Ghislaine Maxwell used the cart with legal documents to “barricade” herself in the video conference room and is no longer permitted to bring the trolley into the area, her prosecutors have claimed in a letter addressed to US federal court in New York.
Maxwell uses the video-teleconference (VTC) room at the Metropolitan Detention Center where she is currently imprisoned for meetings with her defence council.
The letter, exclusively provided by the Daily Mail, said that the woman posed a “security threat” with the cart as she had apparently barricaded the door to the room during an unspecified incident.
Prosecutors went on to claim that as for now, “the defendant may bring whatever materials she can carry into the room, and if she needs other materials during a particular meeting with counsel, she may leave the VTC room, retrieve those materials by hand, and then return to her meeting with counsel”.

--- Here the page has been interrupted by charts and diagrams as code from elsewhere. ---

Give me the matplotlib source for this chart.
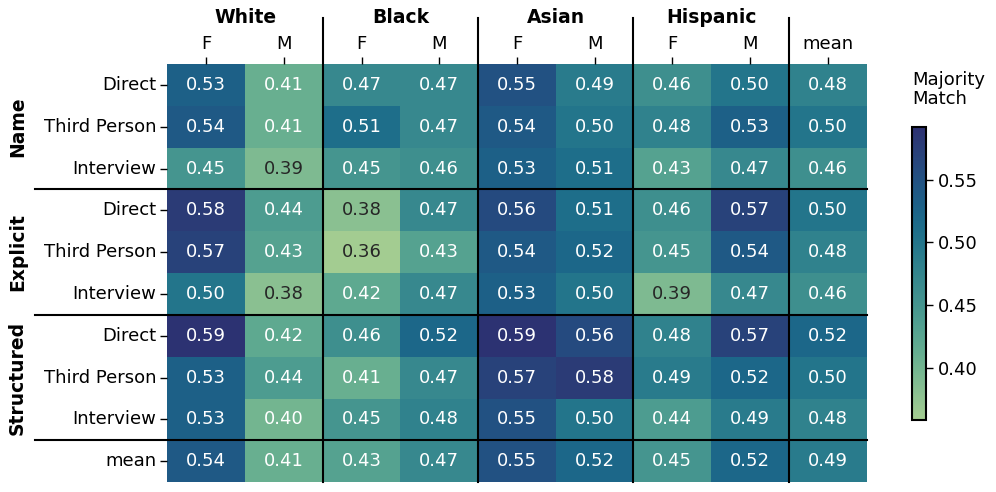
import numpy as np
import matplotlib
matplotlib.use("Agg")
import matplotlib.pyplot as plt
import seaborn as sns

col_labels = ["F", "M", "F", "M", "F", "M", "F", "M", "mean"]
race_groups = ["White", "Black", "Asian", "Hispanic"]
row_labels = ["Direct", "Third Person", "Interview"] * 3 + ["mean"]
row_groups = ["Name", "Explicit", "Structured"]

name_direct = [0.53, 0.41, 0.47, 0.47, 0.55, 0.49, 0.46, 0.50, 0.48]
name_third = [0.54, 0.41, 0.51, 0.47, 0.54, 0.50, 0.48, 0.53, 0.50]
name_interview = [0.45, 0.39, 0.45, 0.46, 0.53, 0.51, 0.43, 0.47, 0.46]
explicit_direct = [0.58, 0.44, 0.38, 0.47, 0.56, 0.51, 0.46, 0.57, 0.50]
explicit_third = [0.57, 0.43, 0.36, 0.43, 0.54, 0.52, 0.45, 0.54, 0.48]
explicit_interview = [0.50, 0.38, 0.42, 0.47, 0.53, 0.50, 0.39, 0.47, 0.46]
structured_direct = [0.59, 0.42, 0.46, 0.52, 0.59, 0.56, 0.48, 0.57, 0.52]
structured_third = [0.53, 0.44, 0.41, 0.47, 0.57, 0.58, 0.49, 0.52, 0.50]
structured_interview = [0.53, 0.40, 0.45, 0.48, 0.55, 0.50, 0.44, 0.49, 0.48]
mean_row = [0.54, 0.41, 0.43, 0.47, 0.55, 0.52, 0.45, 0.52, 0.49]

data = np.array([name_direct, name_third, name_interview,
                 explicit_direct, explicit_third, explicit_interview,
                 structured_direct, structured_third, structured_interview,
                 mean_row])

fig = plt.figure(figsize=(9.96, 4.92), dpi=100)
ax = fig.add_axes([0.168, 0.020, 0.702, 0.850])
cax = fig.add_axes([0.9157, 0.146, 0.0141, 0.596])

cmap = sns.color_palette("crest", as_cmap=True)
sns.heatmap(data, ax=ax, cbar_ax=cax, cmap=cmap, vmin=0.358, vmax=0.592,
            annot=False, linewidths=0)

FS = 13
nr, nc = data.shape
for i in range(nr):
    for j in range(nc):
        v = data[i, j]
        color = "#262626" if v < 0.395 else "white"
        ax.text(j + 0.5, i + 0.5, f"{v:.2f}", ha="center", va="center",
                fontsize=FS, color=color)

ax.xaxis.tick_top()
ax.set_xticks(np.arange(nc) + 0.5)
ax.set_xticklabels(col_labels, fontsize=FS)
ax.set_yticks(np.arange(nr) + 0.5)
ax.set_yticklabels(row_labels, fontsize=FS, rotation=0)
ax.tick_params(axis="x", length=5, width=1, pad=3)
ax.tick_params(axis="y", length=5, width=1, pad=3)

# vertical separators
for xb in [2, 4, 6, 8]:
    ax.plot([xb, xb], [nr, -1.1], color="black", lw=1.5, clip_on=False)
# horizontal separators
for yb in [3, 6, 9]:
    ax.plot([-1.70, nc], [yb, yb], color="black", lw=1.5, clip_on=False)

for k, g in enumerate(race_groups):
    ax.text(2 * k + 1, -1.12, g, ha="center", va="center", fontsize=13.5,
            fontweight="bold")
for k, g in enumerate(row_groups):
    ax.text(-1.93, 3 * k + 1.5, g, ha="center", va="center", fontsize=13.5,
            fontweight="bold", rotation=90)

cbar = ax.collections[0].colorbar
cbar.outline.set_edgecolor("black")
cbar.outline.set_linewidth(1.5)
cbar.set_ticks([0.40, 0.45, 0.50, 0.55])
cbar.ax.tick_params(labelsize=FS, length=5, width=1)
fig.text(0.9157, 0.818, "Majority\nMatch", ha="left", va="center", fontsize=FS,
         linespacing=1.05)

fig.savefig("out.png", dpi=100)
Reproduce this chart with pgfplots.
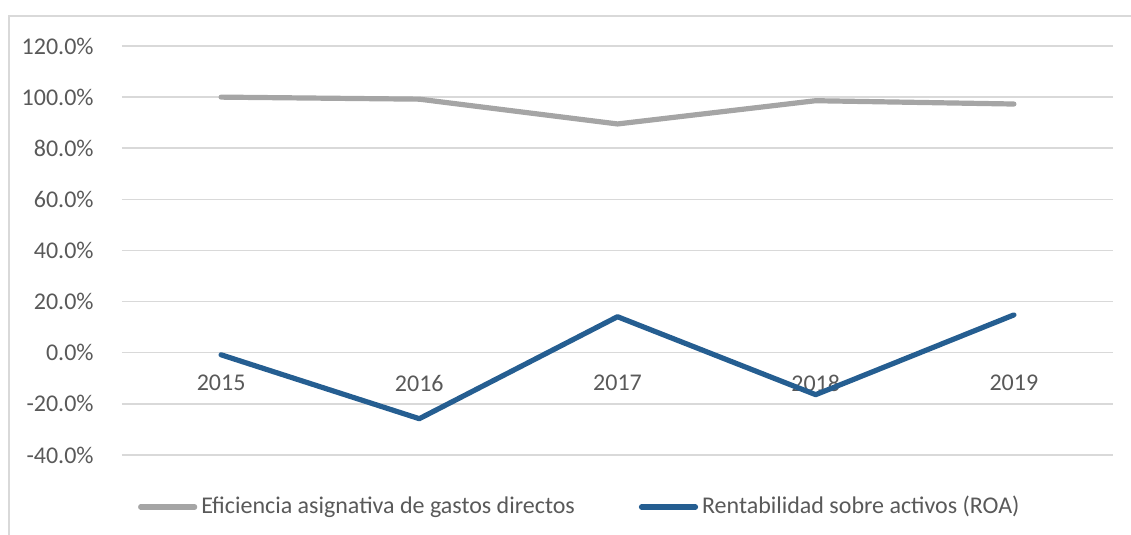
\documentclass[border=0pt]{standalone}
\usepackage{fontspec}
\setmainfont{Carlito}
\usepackage{pgfplots}
\pgfplotsset{compat=1.18}
\definecolor{gridc}{HTML}{D9D9D9}
\definecolor{txt}{HTML}{595959}
\definecolor{ser1}{HTML}{A5A5A5}
\definecolor{ser2}{HTML}{255E91}
\begin{document}
\fontsize{12}{14}\selectfont
\begin{tikzpicture}
\path[use as bounding box] (-61pt,-40pt) rectangle (504.5pt,227.5pt);
\draw[gridc, line width=0.75pt] (-56.5pt,-40pt) -- (-56.5pt,219.5pt) -- (504.5pt,219.5pt);
\begin{axis}[
  at={(0,0)}, anchor=south west,
  scale only axis, width=495.5pt, height=204.5pt,
  xmin=-0.5, xmax=4.5, ymin=-40, ymax=120,
  xtick={0,1,2,3,4}, xticklabels={2015,2016,2017,2018,2019},
  ytick={-40,-20,0,20,40,60,80,100,120},
  yticklabel={\pgfmathprintnumber[fixed,fixed zerofill,precision=1]{\tick}\%},
  /pgf/number format/assume math mode=true,
  axis x line=middle, axis y line=left,
  axis line style={draw=none},
  major tick length=0pt,
  ymajorgrids, grid style={gridc, line width=0.75pt},
  tick label style={font=\fontsize{12}{14}\selectfont, text=txt},
  yticklabel style={xshift=-10pt},
  xticklabel style={anchor=north, yshift=-7pt},
  legend columns=2,
  legend style={draw=none, fill=none, at={(0.463,-0.127)}, anchor=center,
    font=\fontsize{12}{14}\selectfont, text=txt,
    /tikz/every even column/.append style={column sep=30pt}},
  legend image code/.code={\draw[#1, line cap=round] (0pt,0pt) -- (27pt,0pt);},
  clip=false,
]
\addplot[ser1, line width=2.6pt, line cap=round, line join=round] coordinates {(0,100.0) (1,99.2) (2,89.5) (3,98.6) (4,97.3)};
\addlegendentry{Eficiencia asignativa de gastos directos}
\addplot[ser2, line width=2.6pt, line cap=round, line join=round] coordinates {(0,-0.8) (1,-25.8) (2,14.1) (3,-16.4) (4,14.8)};
\addlegendentry{Rentabilidad sobre activos (ROA)}
\end{axis}
\end{tikzpicture}
\end{document}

The letter, addressed to Judge Alison Nathan, was filed as a response to Maxwell’s lawyers’ ongoing complaints about the woman’s prison conditions. The socialite’s defence team insists that Maxwell’s ability to properly prepare for her November trial has been constrained, as Epstein’s former pal is being accused of grooming and sex trafficking minors, as well as lying about it in court statements years ago.
In a letter dated 18 August and cited by the Daily Mail, Maxwell’s lawyer Bobbi C. Sternheim claimed that her ability to communicate with the client via a video call was disrupted. Sternheim also cited the socialite’s concerns that their conversations were “taped”.
In response to the prosecutors’ “barricade” accusations, Sternheim said that Maxwell “never” tried to block the door with the cart.
According to Sternheim, prosecutors just “cannot resist the opportunity to gratuitously cast Ghislaine Maxwell in a negative light while it defends the Metropolitan Detention Center at all costs.”
No Bail For Maxwell
Maxwell’s legal team repeatedly asked the court to release the publishing heiress on bail, citing “horrific” prison conditions and the woman’s lack of sleep due to constant checks, “odorous” water and non-edible food.
In June, Maxwell was denied bail for the fifth time despite offering a whopping sum of $28.5 million and an earlier pledge that she would give up her British and French citizenship if it helps her to get out of jail. But the court has again sided with prosecutors to claim that Maxwell remains a serious flight-risk.
Judge Alison Nathan said in the recent ruling that she “remains confident that Ms. Maxwell is fully able to communicate with her defence counsel and to prepare for trial.”